The lovely and dynamic Uggams, who won a Tony award for "Hallelujah,
Baby!" and a Tony nomination for best leading actress for her
performance in August Wilson’s "King Headley," is a constant
source of joy and illumination and gives her big solo, "Willing
to Go," more reason for the world to love and honor the blues
than all the strained historic and metaphoric embroidery insinuated
around her. Tony winner (for "The Life") Cooper, who recently
concluded an engagement at Trenton’s Passage Theater as "Paul
Robeson," stops the show with his resounding singing voice. He
does it again with Fernandez playing dueling harmonicas. McElroy,
who appeared locally with Uggams in the Crossroads production of
"Play On," also teams up with Cooper in the hilarious "Motor
Scooter," a rousing shouting and empowering male-bonding number.

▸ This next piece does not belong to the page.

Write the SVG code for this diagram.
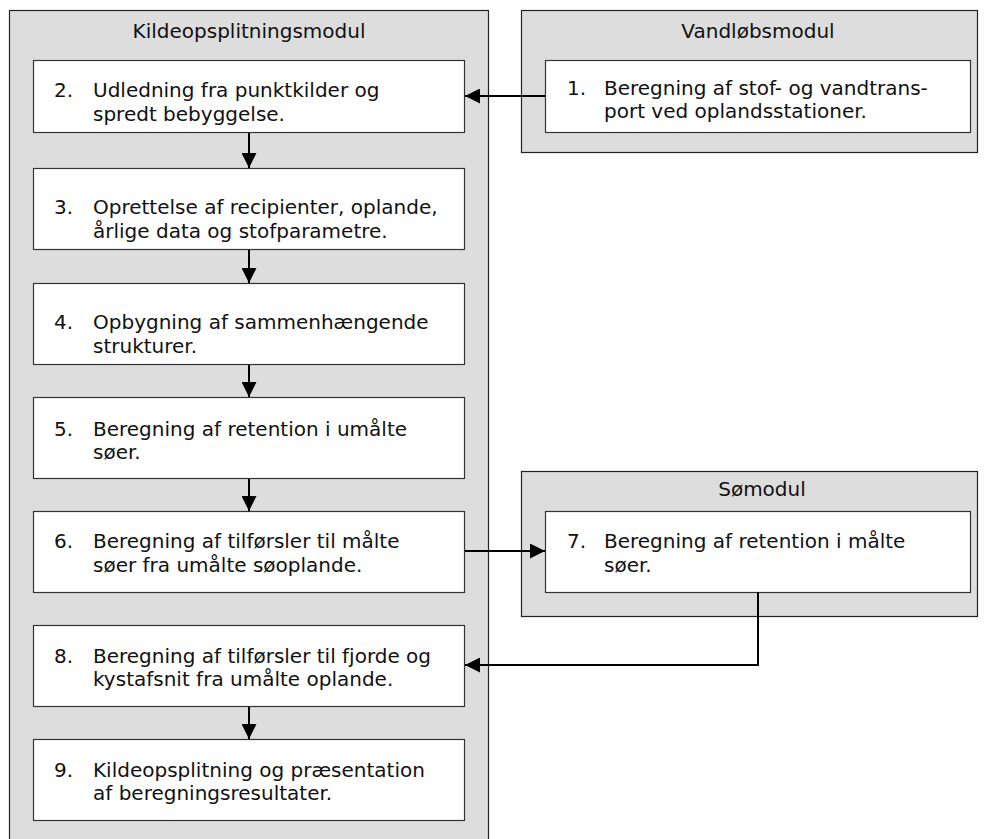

The spirited Hicks, who has been with the show during its lengthy
tour, is another singing dynamo. Her transformation into a fiery and
fearless up-stager in the gospel styled "Movin’ On" works
the audience into a frenzy. Fernandez takes on the challenge of a
role that has him appear first as slithering and slimy villain, but
then wins us over as in his metamorphoses into a slick and sensual
being. Much credit goes to Oskar Eustis, whose direction keeps everything
rooted more in the music rather than in the magic.
Technical credits, including Eugene Lee’s unit set that combines elements
of Egypt and Alabama (no kidding), Toni-Leslie James’ costumes circa
1966, and Natasha Katz’s flashy lighting are first rate. Adding to
this unusual musical experience is the terrific off-stage playing
of keyboardist George Caldwell, guitarists Billy Thompson and Billy
"Spaceman" Patterson, drummer Toby Williams, and Anderson
Edwards on bass. Forget the plot. By the end, you will be clapping
for the thunder created by the marvelous performers and by the music.
It was enough for me. HH
— Simon Saltzman
Minetta Lane, New York, 212-307-4100.